*GIVEN EXERCISE*
Restate the whole listing word for word. Pictures are left out.

*DATA SHOWN*
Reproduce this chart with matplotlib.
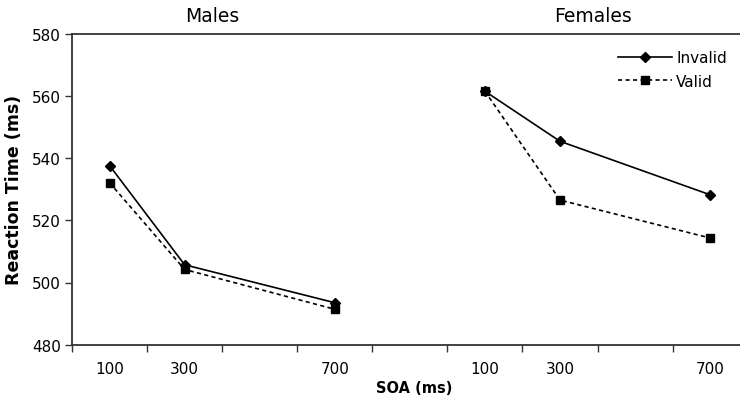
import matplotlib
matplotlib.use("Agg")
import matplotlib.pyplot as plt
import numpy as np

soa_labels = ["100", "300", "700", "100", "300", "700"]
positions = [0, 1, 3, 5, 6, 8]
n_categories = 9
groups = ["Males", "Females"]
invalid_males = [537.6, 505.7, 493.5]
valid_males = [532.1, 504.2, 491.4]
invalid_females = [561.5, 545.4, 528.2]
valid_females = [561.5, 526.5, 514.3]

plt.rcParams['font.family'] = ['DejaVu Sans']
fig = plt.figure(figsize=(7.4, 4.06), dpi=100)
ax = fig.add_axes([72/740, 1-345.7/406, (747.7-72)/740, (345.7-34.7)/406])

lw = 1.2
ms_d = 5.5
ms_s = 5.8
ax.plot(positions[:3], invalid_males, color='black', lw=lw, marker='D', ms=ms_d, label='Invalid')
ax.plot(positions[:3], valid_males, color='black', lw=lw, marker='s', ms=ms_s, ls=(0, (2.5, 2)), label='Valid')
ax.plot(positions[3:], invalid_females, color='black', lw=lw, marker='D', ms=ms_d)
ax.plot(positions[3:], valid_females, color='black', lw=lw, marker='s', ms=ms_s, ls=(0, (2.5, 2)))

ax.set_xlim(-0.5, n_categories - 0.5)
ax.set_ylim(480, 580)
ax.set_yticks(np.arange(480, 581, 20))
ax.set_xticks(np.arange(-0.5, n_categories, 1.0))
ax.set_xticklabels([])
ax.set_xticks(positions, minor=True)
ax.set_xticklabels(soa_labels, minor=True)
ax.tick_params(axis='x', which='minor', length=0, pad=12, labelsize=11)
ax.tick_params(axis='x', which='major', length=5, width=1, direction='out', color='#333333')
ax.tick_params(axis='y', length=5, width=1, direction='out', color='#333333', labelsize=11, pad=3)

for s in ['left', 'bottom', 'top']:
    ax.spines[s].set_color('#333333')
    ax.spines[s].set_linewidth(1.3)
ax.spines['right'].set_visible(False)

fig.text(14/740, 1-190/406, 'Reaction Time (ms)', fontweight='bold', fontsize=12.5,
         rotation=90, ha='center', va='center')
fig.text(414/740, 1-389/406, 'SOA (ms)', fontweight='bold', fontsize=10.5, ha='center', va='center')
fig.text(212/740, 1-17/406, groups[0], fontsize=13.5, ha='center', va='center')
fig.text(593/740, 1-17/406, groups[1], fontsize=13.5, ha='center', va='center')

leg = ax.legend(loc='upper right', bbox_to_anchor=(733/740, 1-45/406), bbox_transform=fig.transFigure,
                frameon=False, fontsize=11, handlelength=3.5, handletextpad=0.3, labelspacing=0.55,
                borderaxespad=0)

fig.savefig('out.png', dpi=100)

*RESPONSE TO THIS TASK*
Reproduce this chart with matplotlib.
import matplotlib
matplotlib.use("Agg")
import matplotlib.pyplot as plt
import numpy as np

soa_labels = ["100", "300", "700", "100", "300", "700"]
positions = [0, 1, 3, 5, 6, 8]
n_categories = 9
groups = ["Males", "Females"]
invalid_males = [537.6, 505.7, 493.5]
valid_males = [532.1, 504.2, 491.4]
invalid_females = [561.5, 545.4, 528.2]
valid_females = [561.5, 526.5, 514.3]

plt.rcParams['font.family'] = ['DejaVu Sans']
fig = plt.figure(figsize=(7.4, 4.06), dpi=100)
ax = fig.add_axes([72/740, 1-345.7/406, (747.7-72)/740, (345.7-34.7)/406])

lw = 1.2
ms_d = 5.5
ms_s = 5.8
ax.plot(positions[:3], invalid_males, color='black', lw=lw, marker='D', ms=ms_d, label='Invalid')
ax.plot(positions[:3], valid_males, color='black', lw=lw, marker='s', ms=ms_s, ls=(0, (2.5, 2)), label='Valid')
ax.plot(positions[3:], invalid_females, color='black', lw=lw, marker='D', ms=ms_d)
ax.plot(positions[3:], valid_females, color='black', lw=lw, marker='s', ms=ms_s, ls=(0, (2.5, 2)))

ax.set_xlim(-0.5, n_categories - 0.5)
ax.set_ylim(480, 580)
ax.set_yticks(np.arange(480, 581, 20))
ax.set_xticks(np.arange(-0.5, n_categories, 1.0))
ax.set_xticklabels([])
ax.set_xticks(positions, minor=True)
ax.set_xticklabels(soa_labels, minor=True)
ax.tick_params(axis='x', which='minor', length=0, pad=12, labelsize=11)
ax.tick_params(axis='x', which='major', length=5, width=1, direction='out', color='#333333')
ax.tick_params(axis='y', length=5, width=1, direction='out', color='#333333', labelsize=11, pad=3)

for s in ['left', 'bottom', 'top']:
    ax.spines[s].set_color('#333333')
    ax.spines[s].set_linewidth(1.3)
ax.spines['right'].set_visible(False)

fig.text(14/740, 1-190/406, 'Reaction Time (ms)', fontweight='bold', fontsize=12.5,
         rotation=90, ha='center', va='center')
fig.text(414/740, 1-389/406, 'SOA (ms)', fontweight='bold', fontsize=10.5, ha='center', va='center')
fig.text(212/740, 1-17/406, groups[0], fontsize=13.5, ha='center', va='center')
fig.text(593/740, 1-17/406, groups[1], fontsize=13.5, ha='center', va='center')

leg = ax.legend(loc='upper right', bbox_to_anchor=(733/740, 1-45/406), bbox_transform=fig.transFigure,
                frameon=False, fontsize=11, handlelength=3.5, handletextpad=0.3, labelspacing=0.55,
                borderaxespad=0)

fig.savefig('out.png', dpi=100)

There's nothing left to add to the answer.